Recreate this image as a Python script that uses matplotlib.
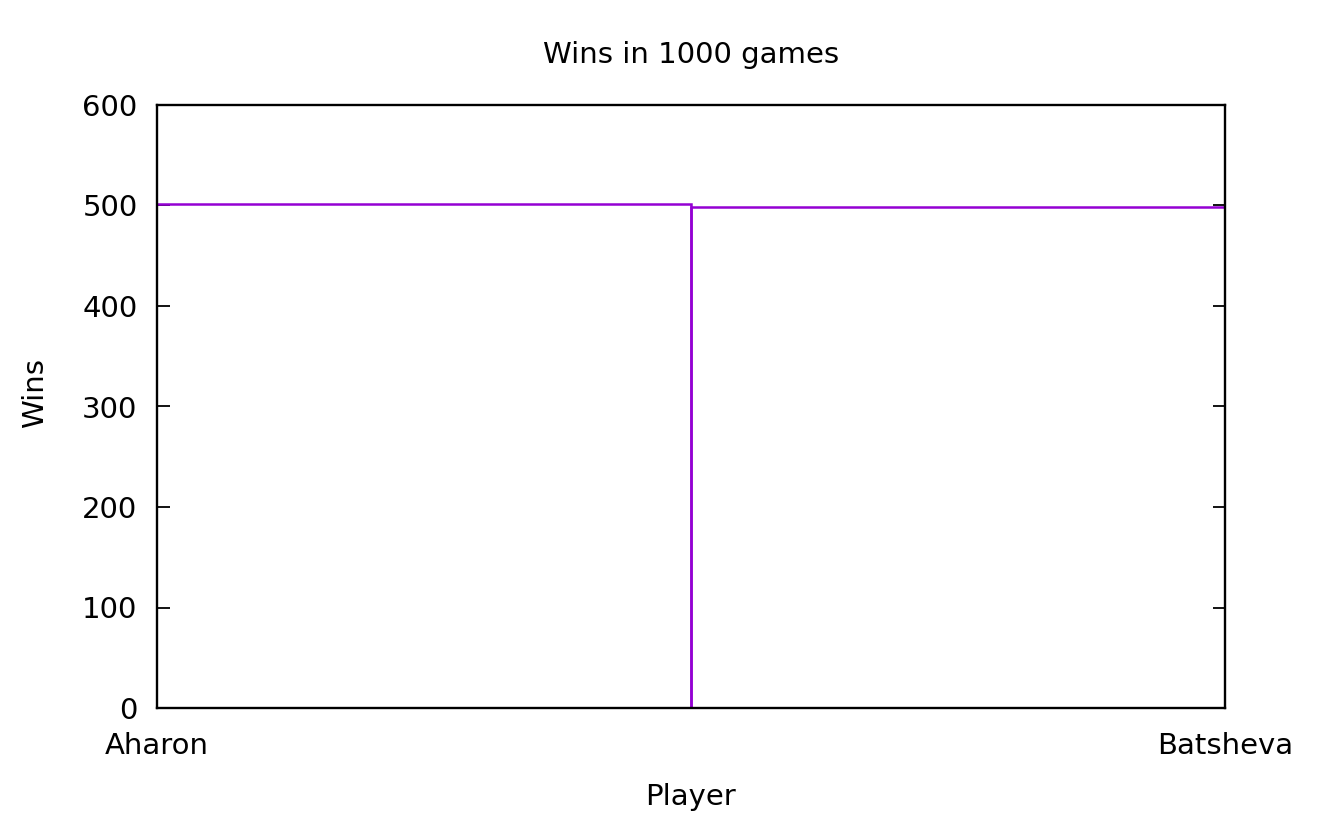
import matplotlib.pyplot as plt

# データ
players = ["Aharon", "Batsheva"]
wins = [501, 499]
y_ticks = [0, 100, 200, 300, 400, 500, 600]

fig = plt.figure(figsize=(13.2, 8.21), dpi=100)
ax = fig.add_axes([157 / 1320, 113 / 821, 1068 / 1320, 603 / 821])

# gnuplot風のboxes
ax.bar(range(len(players)), wins, width=1.0, fill=False,
       edgecolor="#9400d3", linewidth=1.8, zorder=2)

ax.set_xlim(0, len(players) - 1)
ax.set_ylim(0, 600)
ax.set_xticks(range(len(players)))
ax.set_xticklabels(players)
ax.set_yticks(y_ticks)

ax.tick_params(axis="both", direction="in", length=9, width=1.3,
               labelsize=21, color="black")
ax.tick_params(axis="y", right=True, pad=14)
ax.tick_params(axis="x", top=True, pad=17)
for s in ax.spines.values():
    s.set_linewidth(1.7)
    s.set_zorder(3)

# 中心はプロット領域の中央
cx = 691 / 1320
fig.text(cx, 1 - 55 / 821, "Wins in 1000 games", ha="center", va="center", fontsize=21)
fig.text(cx, 1 - 797 / 821, "Player", ha="center", va="center", fontsize=21)
fig.text(35 / 1320, 1 - 393 / 821, "Wins", ha="center", va="center",
         rotation=90, fontsize=21)

fig.savefig("out.png", dpi=100)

→ **STATED GOAL**:
Pick out each line above that includes "matplotlib" and show it.

→ **ANSWER TO THIS TASK**:
Recreate this image as a Python script that uses matplotlib.
import matplotlib.pyplot as plt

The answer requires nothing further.